Air

On l'attendait. La planète électro l'attendait. Air, le duo versaillais qui avait surpris avec un premier album Moon safari en 98, revient en ce début d'année avec Talkie Walkie, nouvel opus aérien largement influencé par le septième art.

Talkie Walkie

On l'attendait. La planète électro l'attendait. Air, le duo versaillais qui avait surpris avec un premier album Moon safari en 98, revient en ce début d'année avec Talkie Walkie, nouvel opus aérien largement influencé par le septième art.

En 1998, lorsque paraît Moon Safari, le premier album du duo versaillais Air, il est joyeusement acclamé et hâtivement rangé dans le rayon fourre-tout de la French touch, cette nouvelle appellation des journalistes pour la musique électronique française. Pourtant, déjà, les compositions lumineuses et joliment grisantes de Jean-Benoît Dunckel et Nicolas Godin sont beaucoup plus ambitieuses et sophistiquées que celles de leurs compatriotes. Personne (public, artistes, medias…) ne s’y trompe et Air vendra plus de trois millions d’exemplaires de son premier album dans le monde entier, devenant le duo français le plus côté du moment.

Cet engouement leur vaudra bon nombre de rencontres et de sollicitations dont celle de Sofia Coppola (la fille du réalisateur du Parrain) qui leur commandera en 2000 la musique de son premier film Virgin Suicides. Avec cette bande originale, Air s’aventure plus en avant sur le terrain de la mélancolie, signe son premier chef d’œuvre et accroît sa popularité déjà conséquente. Aussi, lors de l’enregistrement de son deuxième album officiel, 10 000 HZ Legend en 2001, le duo, peut-être un peu grisé par tant de succès, va recruter un casting pop de rêve (Beck chante et joue de l’harmonica, Jason Falkner de la guitare et de la basse) mais n’évitera pas l’écueil de compositions souvent emphatiques et pas toujours inspirées. Pris dans la spirale du music business, le groupe enchaîne tournées et promotion tout autour de la planète et livre en 2002 Everybody Hertz, un album de remixes de 10 000 HZ Legend signés The Neptunes ou Mr Oizo. Laissant tout doucement le soufflé de la hype retomber, ils partent en 2003 à la recherche de nouvelles respirations en composant la musique des lectures des textes de l’écrivain italien Alessandro Barrico(City Reading/Tre Storie Western) et la bande originale de Near Life Experience, le ballet du chrorégraphe Angelin Preljocaj.

Talkie Walkie

Infatigable mais ayant appris de ses erreurs, Air revient aujourd’hui avec Talkie Walkie, un troisième album plus intimiste que son prédécesseur, qui simplifie et précise finement leur univers musical. Dès les premières notes de Venus, le son envoûtant et si particulier de Air prend possession de l’espace et l’auditeur retrouve assez vite ses repères dans des paysages sonores traversés de synthétiseurs Moog ou Fender Rhodes. On découvre des compositions rêveuses (Mike Mills, en hommage au dessinateur de leur première pochette), des cousins mystérieux de Virgin Suicides (Another Day) mais aussi des chansons pop limpides et denses (Cherry Blossom Girl, Surfing On A Rocket), le tout soutenu par les élégants arrangements de cordes de Michel Colombier (Gainsbourg, Madonna... ).

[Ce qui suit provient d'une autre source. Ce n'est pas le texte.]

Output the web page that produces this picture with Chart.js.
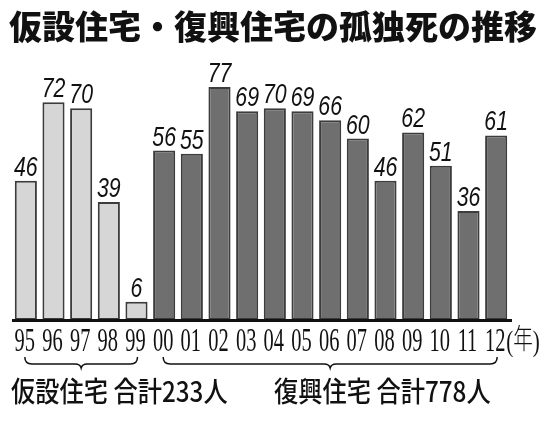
<!DOCTYPE html>
<html lang="ja">
<head>
<meta charset="utf-8">
<script src="https://cdn.jsdelivr.net/npm/chart.js@4.4.1/dist/chart.umd.min.js"></script>
<style>
  html, body { margin: 0; padding: 0; background: #ffffff; }
  #wrap { width: 550px; height: 433px; position: relative; }
</style>
</head>
<body>
<div id="wrap"><canvas id="chart"></canvas></div>
<script>
  const years = ["95", "96", "97", "98", "99", "00", "01", "02", "03", "04", "05", "06", "07", "08", "09", "10", "11", "12"];
  const deaths = [46, 72, 70, 39, 6, 56, 55, 77, 69, 70, 69, 66, 60, 46, 62, 51, 36, 61];
  const groupNames = ["仮設住宅 合計233人", "復興住宅 合計778人"];
  const groupRanges = [[0, 4], [5, 17]];
  const titleText = "仮設住宅・復興住宅の孤独死の推移";
  const yearUnit = ["(", "年", ")"];

  const COLORS = {
    light: "#d6d6d6",
    dark: "#6f6f6f",
    edge: "#3c3c3c",
    ink: "#111111",
  };

  function barColor(i) {
    return i <= groupRanges[0][1] ? COLORS.light : COLORS.dark;
  }

  function drawBrace(ctx, x1, x2, top) {
    const mid = (x1 + x2) / 2;
    const low = top + 7;
    const tip = top + 11;
    ctx.beginPath();
    ctx.moveTo(x1, top);
    ctx.quadraticCurveTo(x1, low, x1 + 7, low);
    ctx.lineTo(mid - 6, low);
    ctx.quadraticCurveTo(mid - 1, low, mid, tip);
    ctx.quadraticCurveTo(mid + 1, low, mid + 6, low);
    ctx.lineTo(x2 - 7, low);
    ctx.quadraticCurveTo(x2, low, x2, top);
    ctx.stroke();
  }

  const decorations = {
    id: "decorations",
    afterDatasetsDraw(chart) {
      const { ctx, chartArea, scales } = chart;
      const x = scales.x;
      const y = scales.y;
      ctx.save();

      // baseline
      ctx.strokeStyle = COLORS.ink;
      ctx.lineWidth = 3;
      ctx.beginPath();
      ctx.moveTo(chartArea.left, chartArea.bottom + 0.5);
      ctx.lineTo(chartArea.right + 2, chartArea.bottom + 0.5);
      ctx.stroke();

      // value labels
      ctx.fillStyle = COLORS.ink;
      ctx.textAlign = "center";
      ctx.textBaseline = "alphabetic";
      ctx.font = "italic 28px 'Liberation Sans', Arial, sans-serif";
      deaths.forEach((v, i) => {
        ctx.save();
        ctx.translate(x.getPixelForValue(i), y.getPixelForValue(v) - 5);
        ctx.scale(0.76, 1);
        ctx.fillText(String(v), 0, 0);
        ctx.restore();
      });

      // year labels
      ctx.font = "33px 'Liberation Serif', 'DejaVu Serif', serif";
      years.forEach((label, i) => {
        ctx.save();
        ctx.translate(x.getPixelForValue(i) - 1, chartArea.bottom + 31);
        ctx.scale(0.62, 1);
        ctx.fillText(label, 0, 0);
        ctx.restore();
      });
      ctx.save();
      ctx.textAlign = "left";
      ctx.translate(x.getPixelForValue(years.length - 1) + 10, chartArea.bottom + 31);
      ctx.scale(0.7, 1);
      ctx.font = "30px 'Liberation Serif', serif";
      ctx.fillText(yearUnit[0], 0, 0);
      const pw = ctx.measureText(yearUnit[0]).width;
      ctx.font = "300 28px 'Noto Sans CJK JP', sans-serif";
      ctx.fillText(yearUnit[1], pw, -2);
      const nw = ctx.measureText(yearUnit[1]).width;
      ctx.font = "30px 'Liberation Serif', serif";
      ctx.fillText(yearUnit[2], pw + nw, 0);
      ctx.restore();

      // braces and group names
      ctx.strokeStyle = COLORS.ink;
      ctx.lineWidth = 1.5;
      groupRanges.forEach(([a, b]) => {
        drawBrace(ctx, x.getPixelForValue(a) - 1, x.getPixelForValue(b) + 1, chartArea.bottom + 37);
      });
      ctx.textAlign = "left";
      ctx.textBaseline = "middle";
      ctx.font = "500 25px 'Noto Sans CJK JP', sans-serif";
      [11, 274].forEach((left, g) => {
        ctx.save();
        ctx.translate(left, chartArea.bottom + 71);
        ctx.scale(0.97, 1.12);
        ctx.fillText(groupNames[g], 0, 0);
        ctx.restore();
      });

      // title
      ctx.font = "900 33px 'Noto Sans CJK JP', sans-serif";
      ctx.fillText(titleText, 9, 26);

      ctx.restore();
    },
  };

  new Chart(document.getElementById("chart").getContext("2d"), {
    type: "bar",
    data: {
      labels: years,
      datasets: [
        {
          data: deaths,
          backgroundColor: deaths.map((v, i) => barColor(i)),
          borderColor: COLORS.edge,
          borderWidth: 2,
          borderSkipped: false,
          categoryPercentage: 1,
          barPercentage: 0.8,
        },
      ],
    },
    options: {
      responsive: true,
      maintainAspectRatio: false,
      animation: false,
      layout: { padding: { left: 12, right: 40, top: 78, bottom: 113 } },
      plugins: {
        legend: { display: false },
        tooltip: { enabled: false },
      },
      scales: {
        x: { display: false },
        y: { display: false, min: 0, max: 80 },
      },
    },
    plugins: [decorations],
  });
</script>
</body>
</html>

Jean-Benoît Dunckel et Nicolas Godin confirment leur fascination pour le septième art (la musique de François de Roubaix a toujours été une de leurs influences les plus évidentes) avec les sifflements irrésistibles de Alpha Beta Gaga, magistral clin d’œil à Ennio Morricone, qui devait à l’origine figurer sur le dernier album de Madonna mais qu’elle n’a finalement pas retenu. Talkie Walkie se clôt avec le magnifique Alone In Kyoto, que l’on retrouve sur la bande originale du dernier film de Sofia Coppola, Lost In Translation et sonne au final comme l’antithèse de 10 000 HZ Legend. Pas de stars ou presque au générique (Jason Falkner et Joey Waronker (batteur de Beck) font juste une apparition amicale et discrète sur Surfing On A Rocket) et pour la première fois, c’est le duo Godin-Dunckel qui assure les parties vocales de sept des dix morceaux de l’album. Encouragé par le producteur Nigel Godrich (Beck, Radiohead, Travis…), Air resserre la focale sur des chansons plus concises (couplet, refrain, pont, refrain…), élargit son champ d’action (introduction du banjo sur quelques titres) et confirme un talent à des années lumière de la moindre érosion. La pochette de Talkie Walkie les représente devant un tableau de formules mathématiques, comme à la recherche de celle de la pop song parfaite: à l’écoute de cet album apaisé et convaincant, Air se rapproche du but et livre le premier bon disque de l’année 2004.